Problem to solve: Drop the pictures and give back word for word the lines from the line holding "Generate a Python" to the line holding "value_labels = [es_format(v) for v in values]", both included.

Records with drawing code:
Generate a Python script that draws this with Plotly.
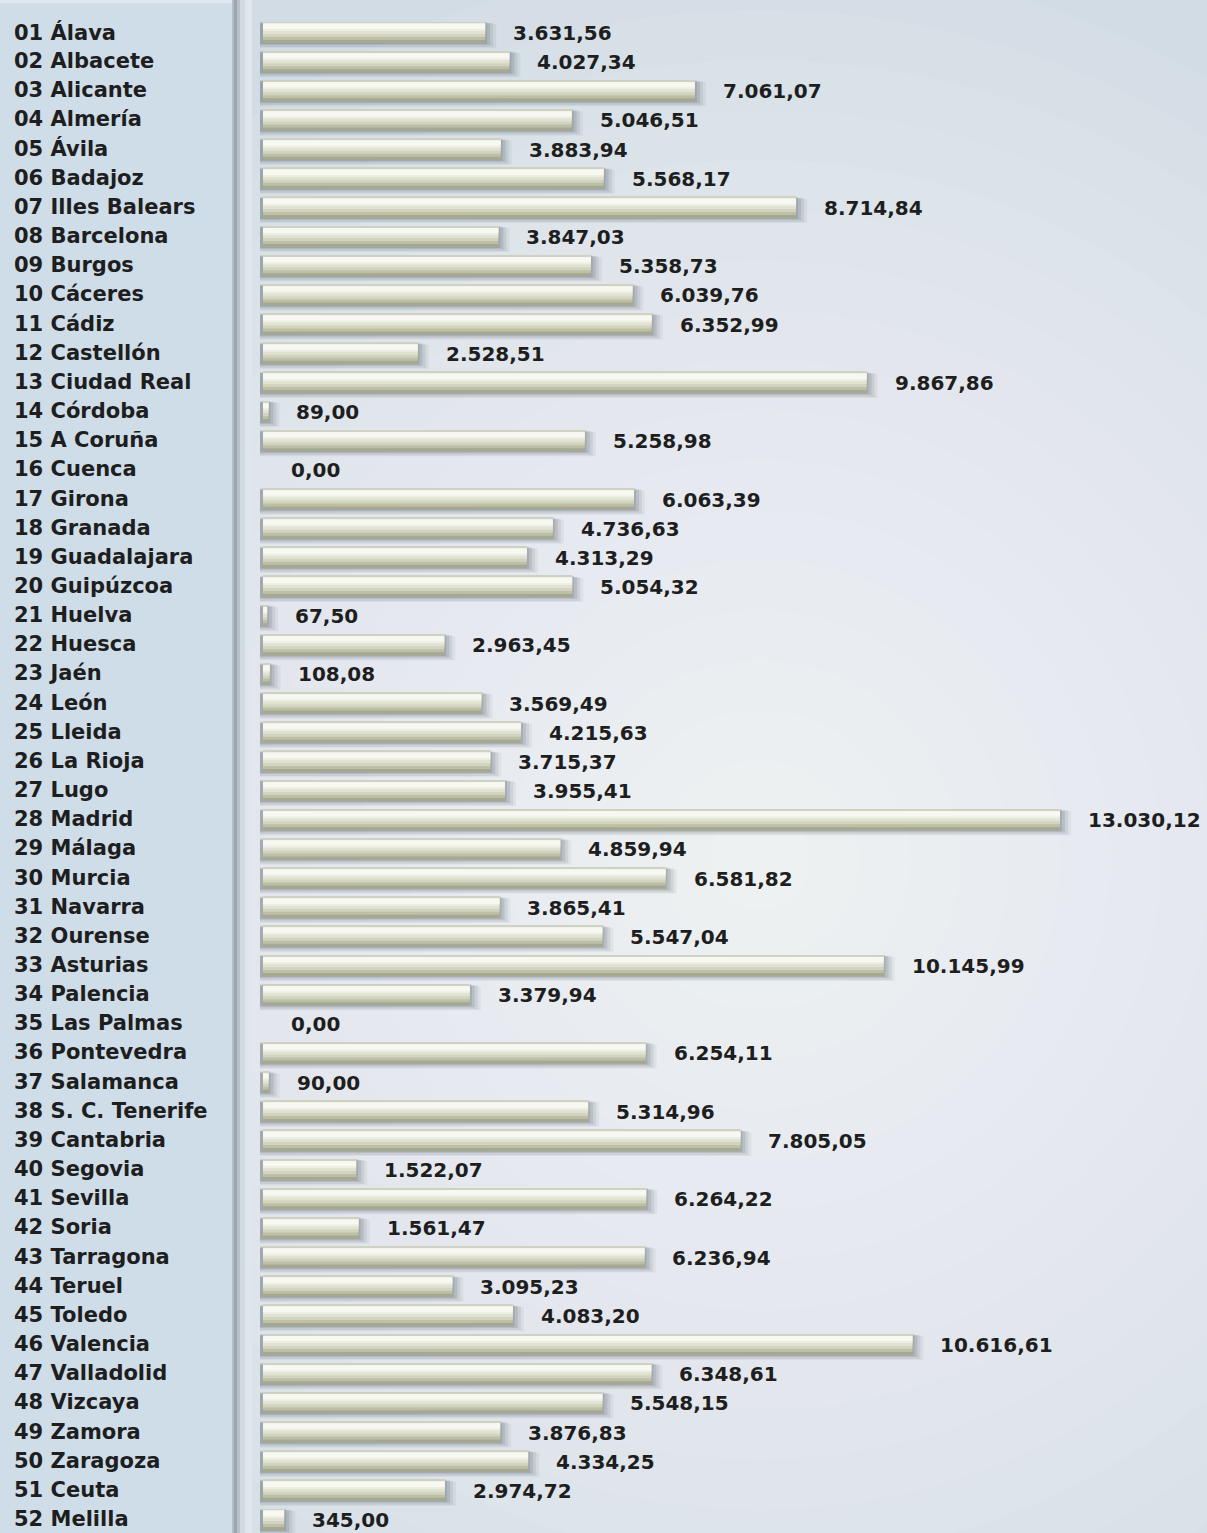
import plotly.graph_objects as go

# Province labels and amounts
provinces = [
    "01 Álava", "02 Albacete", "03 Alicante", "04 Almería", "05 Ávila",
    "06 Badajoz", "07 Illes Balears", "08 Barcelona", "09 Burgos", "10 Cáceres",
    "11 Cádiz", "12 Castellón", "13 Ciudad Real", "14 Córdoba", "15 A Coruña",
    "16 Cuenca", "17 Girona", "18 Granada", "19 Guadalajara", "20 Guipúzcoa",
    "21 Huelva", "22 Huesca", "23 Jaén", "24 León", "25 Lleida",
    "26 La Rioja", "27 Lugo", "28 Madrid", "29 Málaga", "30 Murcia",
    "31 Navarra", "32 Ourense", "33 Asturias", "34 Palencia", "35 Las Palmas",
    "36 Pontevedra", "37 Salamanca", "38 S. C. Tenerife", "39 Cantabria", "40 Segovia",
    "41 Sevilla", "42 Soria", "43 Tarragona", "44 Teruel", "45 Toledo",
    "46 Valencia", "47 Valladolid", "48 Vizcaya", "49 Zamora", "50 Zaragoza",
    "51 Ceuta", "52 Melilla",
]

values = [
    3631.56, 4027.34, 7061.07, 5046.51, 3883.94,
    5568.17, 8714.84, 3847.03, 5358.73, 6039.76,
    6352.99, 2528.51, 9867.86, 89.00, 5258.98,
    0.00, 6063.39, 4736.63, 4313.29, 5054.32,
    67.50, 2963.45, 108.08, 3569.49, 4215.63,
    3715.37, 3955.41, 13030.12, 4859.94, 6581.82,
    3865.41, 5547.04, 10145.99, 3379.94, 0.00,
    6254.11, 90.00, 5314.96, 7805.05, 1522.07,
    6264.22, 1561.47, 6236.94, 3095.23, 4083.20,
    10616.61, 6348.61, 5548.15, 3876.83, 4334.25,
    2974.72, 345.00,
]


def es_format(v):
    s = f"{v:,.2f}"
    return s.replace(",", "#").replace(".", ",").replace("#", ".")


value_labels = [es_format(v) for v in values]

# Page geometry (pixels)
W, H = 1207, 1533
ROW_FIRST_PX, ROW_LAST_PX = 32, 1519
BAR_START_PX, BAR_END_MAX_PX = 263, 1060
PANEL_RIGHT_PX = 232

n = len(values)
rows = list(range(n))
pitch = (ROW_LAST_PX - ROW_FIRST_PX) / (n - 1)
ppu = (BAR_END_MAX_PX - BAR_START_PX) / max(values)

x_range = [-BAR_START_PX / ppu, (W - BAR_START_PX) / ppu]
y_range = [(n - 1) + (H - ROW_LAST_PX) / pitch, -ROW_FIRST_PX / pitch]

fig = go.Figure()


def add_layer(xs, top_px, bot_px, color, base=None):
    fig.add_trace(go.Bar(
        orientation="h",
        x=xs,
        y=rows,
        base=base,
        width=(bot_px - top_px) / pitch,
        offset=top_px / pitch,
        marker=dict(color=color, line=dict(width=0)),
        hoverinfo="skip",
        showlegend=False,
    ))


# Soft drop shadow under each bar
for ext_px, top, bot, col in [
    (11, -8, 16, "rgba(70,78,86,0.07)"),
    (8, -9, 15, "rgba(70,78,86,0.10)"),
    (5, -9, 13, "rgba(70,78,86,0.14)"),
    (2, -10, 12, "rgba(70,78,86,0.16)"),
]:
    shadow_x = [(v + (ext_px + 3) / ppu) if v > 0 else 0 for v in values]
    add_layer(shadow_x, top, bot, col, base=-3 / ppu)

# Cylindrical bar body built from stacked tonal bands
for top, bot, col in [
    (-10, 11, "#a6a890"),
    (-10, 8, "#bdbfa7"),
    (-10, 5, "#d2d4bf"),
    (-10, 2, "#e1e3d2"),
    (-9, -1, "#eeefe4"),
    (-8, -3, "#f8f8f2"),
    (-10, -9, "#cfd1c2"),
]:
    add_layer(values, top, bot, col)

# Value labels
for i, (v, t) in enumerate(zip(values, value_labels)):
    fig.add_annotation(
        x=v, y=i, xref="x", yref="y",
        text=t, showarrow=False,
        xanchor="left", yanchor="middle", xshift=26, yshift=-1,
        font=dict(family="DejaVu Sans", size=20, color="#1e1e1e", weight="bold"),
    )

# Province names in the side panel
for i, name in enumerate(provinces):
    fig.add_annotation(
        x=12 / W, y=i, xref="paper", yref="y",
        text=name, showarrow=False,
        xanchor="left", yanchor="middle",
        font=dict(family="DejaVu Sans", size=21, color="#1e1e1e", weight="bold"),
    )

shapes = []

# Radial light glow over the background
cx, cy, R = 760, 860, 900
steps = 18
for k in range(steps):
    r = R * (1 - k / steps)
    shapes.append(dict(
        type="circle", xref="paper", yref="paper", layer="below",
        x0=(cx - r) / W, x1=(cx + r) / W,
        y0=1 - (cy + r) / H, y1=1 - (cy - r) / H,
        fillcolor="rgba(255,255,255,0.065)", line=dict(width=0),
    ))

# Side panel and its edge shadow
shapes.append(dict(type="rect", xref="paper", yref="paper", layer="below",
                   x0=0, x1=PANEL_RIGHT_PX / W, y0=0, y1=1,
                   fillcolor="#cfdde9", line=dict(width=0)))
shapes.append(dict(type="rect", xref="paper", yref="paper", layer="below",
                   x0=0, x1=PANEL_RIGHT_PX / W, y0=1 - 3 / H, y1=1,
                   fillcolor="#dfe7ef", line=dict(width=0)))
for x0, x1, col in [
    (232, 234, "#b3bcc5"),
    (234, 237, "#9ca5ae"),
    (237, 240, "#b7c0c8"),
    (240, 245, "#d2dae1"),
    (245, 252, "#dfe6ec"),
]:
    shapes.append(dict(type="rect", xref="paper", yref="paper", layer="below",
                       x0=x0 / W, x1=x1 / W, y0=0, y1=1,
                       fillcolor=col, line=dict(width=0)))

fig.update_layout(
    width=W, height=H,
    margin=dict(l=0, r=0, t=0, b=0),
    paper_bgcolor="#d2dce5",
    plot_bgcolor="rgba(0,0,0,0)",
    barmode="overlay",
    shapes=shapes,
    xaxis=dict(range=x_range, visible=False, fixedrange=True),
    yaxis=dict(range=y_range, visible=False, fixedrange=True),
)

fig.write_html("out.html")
* * *
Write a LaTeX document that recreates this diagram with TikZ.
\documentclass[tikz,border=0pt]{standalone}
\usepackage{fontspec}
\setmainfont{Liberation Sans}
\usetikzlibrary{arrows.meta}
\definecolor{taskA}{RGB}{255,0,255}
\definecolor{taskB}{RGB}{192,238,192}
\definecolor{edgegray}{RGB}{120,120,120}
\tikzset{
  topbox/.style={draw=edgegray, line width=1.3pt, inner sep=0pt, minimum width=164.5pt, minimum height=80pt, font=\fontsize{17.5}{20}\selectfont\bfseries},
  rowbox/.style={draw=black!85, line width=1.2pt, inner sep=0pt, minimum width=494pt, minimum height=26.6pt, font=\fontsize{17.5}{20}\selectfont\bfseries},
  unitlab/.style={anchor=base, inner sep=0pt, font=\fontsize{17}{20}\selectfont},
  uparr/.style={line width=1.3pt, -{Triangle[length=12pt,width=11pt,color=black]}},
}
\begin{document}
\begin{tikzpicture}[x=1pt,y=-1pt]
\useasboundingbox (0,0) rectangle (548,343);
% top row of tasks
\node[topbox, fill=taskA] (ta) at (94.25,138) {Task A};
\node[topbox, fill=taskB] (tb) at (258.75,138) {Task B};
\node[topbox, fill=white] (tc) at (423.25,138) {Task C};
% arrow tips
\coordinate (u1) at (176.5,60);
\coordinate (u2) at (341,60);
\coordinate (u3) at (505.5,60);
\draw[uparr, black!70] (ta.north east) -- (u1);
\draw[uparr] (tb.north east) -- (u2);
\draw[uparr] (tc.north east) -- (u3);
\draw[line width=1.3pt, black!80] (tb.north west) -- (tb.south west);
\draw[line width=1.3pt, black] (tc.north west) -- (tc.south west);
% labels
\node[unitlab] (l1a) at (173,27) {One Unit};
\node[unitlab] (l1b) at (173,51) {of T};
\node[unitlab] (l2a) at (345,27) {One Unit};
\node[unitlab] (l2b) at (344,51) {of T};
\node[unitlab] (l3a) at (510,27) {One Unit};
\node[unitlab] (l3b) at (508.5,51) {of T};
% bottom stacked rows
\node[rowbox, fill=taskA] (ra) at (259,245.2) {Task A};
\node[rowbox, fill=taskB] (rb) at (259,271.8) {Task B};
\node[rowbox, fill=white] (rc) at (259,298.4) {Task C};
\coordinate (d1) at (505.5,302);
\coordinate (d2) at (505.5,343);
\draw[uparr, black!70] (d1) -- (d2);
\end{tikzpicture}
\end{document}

Response for this exercise:
Generate a Python script that draws this with Plotly.
import plotly.graph_objects as go

# Province labels and amounts
provinces = [
    "01 Álava", "02 Albacete", "03 Alicante", "04 Almería", "05 Ávila",
    "06 Badajoz", "07 Illes Balears", "08 Barcelona", "09 Burgos", "10 Cáceres",
    "11 Cádiz", "12 Castellón", "13 Ciudad Real", "14 Córdoba", "15 A Coruña",
    "16 Cuenca", "17 Girona", "18 Granada", "19 Guadalajara", "20 Guipúzcoa",
    "21 Huelva", "22 Huesca", "23 Jaén", "24 León", "25 Lleida",
    "26 La Rioja", "27 Lugo", "28 Madrid", "29 Málaga", "30 Murcia",
    "31 Navarra", "32 Ourense", "33 Asturias", "34 Palencia", "35 Las Palmas",
    "36 Pontevedra", "37 Salamanca", "38 S. C. Tenerife", "39 Cantabria", "40 Segovia",
    "41 Sevilla", "42 Soria", "43 Tarragona", "44 Teruel", "45 Toledo",
    "46 Valencia", "47 Valladolid", "48 Vizcaya", "49 Zamora", "50 Zaragoza",
    "51 Ceuta", "52 Melilla",
]

values = [
    3631.56, 4027.34, 7061.07, 5046.51, 3883.94,
    5568.17, 8714.84, 3847.03, 5358.73, 6039.76,
    6352.99, 2528.51, 9867.86, 89.00, 5258.98,
    0.00, 6063.39, 4736.63, 4313.29, 5054.32,
    67.50, 2963.45, 108.08, 3569.49, 4215.63,
    3715.37, 3955.41, 13030.12, 4859.94, 6581.82,
    3865.41, 5547.04, 10145.99, 3379.94, 0.00,
    6254.11, 90.00, 5314.96, 7805.05, 1522.07,
    6264.22, 1561.47, 6236.94, 3095.23, 4083.20,
    10616.61, 6348.61, 5548.15, 3876.83, 4334.25,
    2974.72, 345.00,
]


def es_format(v):
    s = f"{v:,.2f}"
    return s.replace(",", "#").replace(".", ",").replace("#", ".")


value_labels = [es_format(v) for v in values]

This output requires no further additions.